Having an Edge
This is Bill Buchan’s 54th year racing Star boats. With three Star World Championships to his credit, he is just two points below Lowell North if one adds up firsts, seconds, and thirds accumulated in that esteemed annual regatta. In 1984, he won an Olympic gold medal in the class. (His son, Carl, won gold that same year in a Flying Dutchman, crewing for Jonathan McKee). Buchan has been afloat since he was a baby. Racing began as a grass roots, trial and error exercise.
His family had immigrated to Seattle, Washington from Scotland in the early 1920s to pursue the fishing business. His father built small boats in his spare time. And houses. “Dad’s theory,” Buchan says, “was if we couldn’t build it, we couldn’t have it.” At age 13, Bill took one look at the Stars gathering in Seattle for the North Americans and his life changed. Skippers like North, Bill Ficker, and Gerry Driscoll became his heroes. His father built a Star and crewed for his son in the Puget Sound fleet, finishing way down in the pack. By the time they’d built a third boat, Bill was deep into the subtleties of class measurement tolerances, and they were fast.

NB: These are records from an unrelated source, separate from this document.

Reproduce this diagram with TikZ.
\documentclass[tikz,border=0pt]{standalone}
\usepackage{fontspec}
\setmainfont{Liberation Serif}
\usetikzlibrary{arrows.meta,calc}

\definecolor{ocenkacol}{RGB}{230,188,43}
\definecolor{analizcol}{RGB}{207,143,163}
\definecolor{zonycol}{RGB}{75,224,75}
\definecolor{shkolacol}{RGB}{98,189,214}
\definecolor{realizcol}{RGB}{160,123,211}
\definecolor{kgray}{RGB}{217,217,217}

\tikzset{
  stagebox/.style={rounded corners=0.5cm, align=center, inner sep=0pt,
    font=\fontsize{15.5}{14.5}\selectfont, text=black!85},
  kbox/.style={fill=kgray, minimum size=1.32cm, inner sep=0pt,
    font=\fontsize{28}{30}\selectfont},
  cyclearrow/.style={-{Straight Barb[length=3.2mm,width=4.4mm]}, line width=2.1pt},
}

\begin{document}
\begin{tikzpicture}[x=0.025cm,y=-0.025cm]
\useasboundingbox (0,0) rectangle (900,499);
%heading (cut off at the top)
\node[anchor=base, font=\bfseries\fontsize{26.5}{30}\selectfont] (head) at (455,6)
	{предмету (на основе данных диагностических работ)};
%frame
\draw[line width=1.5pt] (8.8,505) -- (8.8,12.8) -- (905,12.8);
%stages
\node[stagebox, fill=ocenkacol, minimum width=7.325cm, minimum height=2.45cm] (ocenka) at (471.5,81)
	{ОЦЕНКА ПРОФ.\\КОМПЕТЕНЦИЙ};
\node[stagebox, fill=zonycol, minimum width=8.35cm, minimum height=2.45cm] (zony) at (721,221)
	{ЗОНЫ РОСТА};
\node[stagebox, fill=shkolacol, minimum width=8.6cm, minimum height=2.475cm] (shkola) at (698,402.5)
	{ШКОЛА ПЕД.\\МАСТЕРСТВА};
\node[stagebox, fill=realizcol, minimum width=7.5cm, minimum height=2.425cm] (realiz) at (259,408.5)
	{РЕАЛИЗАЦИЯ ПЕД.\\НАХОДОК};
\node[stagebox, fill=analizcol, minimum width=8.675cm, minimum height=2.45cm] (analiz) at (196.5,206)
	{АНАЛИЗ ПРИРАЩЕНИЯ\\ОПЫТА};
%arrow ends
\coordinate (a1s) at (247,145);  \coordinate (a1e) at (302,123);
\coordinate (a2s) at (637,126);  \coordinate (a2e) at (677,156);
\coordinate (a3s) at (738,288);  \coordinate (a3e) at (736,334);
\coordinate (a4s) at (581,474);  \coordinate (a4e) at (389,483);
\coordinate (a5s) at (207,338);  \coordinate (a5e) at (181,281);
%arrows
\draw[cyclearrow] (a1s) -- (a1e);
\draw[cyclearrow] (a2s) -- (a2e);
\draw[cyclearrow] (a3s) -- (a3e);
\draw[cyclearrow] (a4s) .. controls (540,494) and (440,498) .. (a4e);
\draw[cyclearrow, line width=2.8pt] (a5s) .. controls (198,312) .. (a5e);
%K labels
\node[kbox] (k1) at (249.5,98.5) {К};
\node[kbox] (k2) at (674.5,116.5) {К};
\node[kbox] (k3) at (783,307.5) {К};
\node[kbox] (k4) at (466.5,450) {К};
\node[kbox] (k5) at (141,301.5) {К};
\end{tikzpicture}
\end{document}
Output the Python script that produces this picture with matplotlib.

Buchan was so focused on racing he has never picked up a golf club or a tennis racket. He attributes his success to always having an edge. “I always had boat speed. I wasn’t scientific, but I had a good eye for things. I faired the keels, took the sails home and sewed on them. That gave me confidence. Seattle gave me an edge too. With its varied conditions, it is a wonderful training ground.”
In construction, he started building fiberglass Stars in the 70s, when the housing market slumped. “I took them to the measurement limits,” Buchan says, “no holding back even an eighth of an inch. They were hand painted, didn’t look great, but the keels were on straight. My boats were custom hot rods, light in the ends. I pushed that part of the rule.” He sold more than 50 “BUC” Stars. Buyers included Lowell North, Dennis Conner, and Tom Blackaller.
Buchan jumped into a Soling and won the World Championship in 1975. “The trailing edge of the keel had a half inch radius. I got out the sandpaper.” He also built a mainsail out of stretchy cloth to satisfy shaping the sail for different wind strengths. “The next year everyone had one.
“In the old days,” Buchan ruminates, “ten Stars would break free at the line and accelerate away. I’d finish third or fourth – out of 80 or 100 boats – and wonder what I was doing wrong. There’s no edge today. All the boats are beautiful, all the same speed.”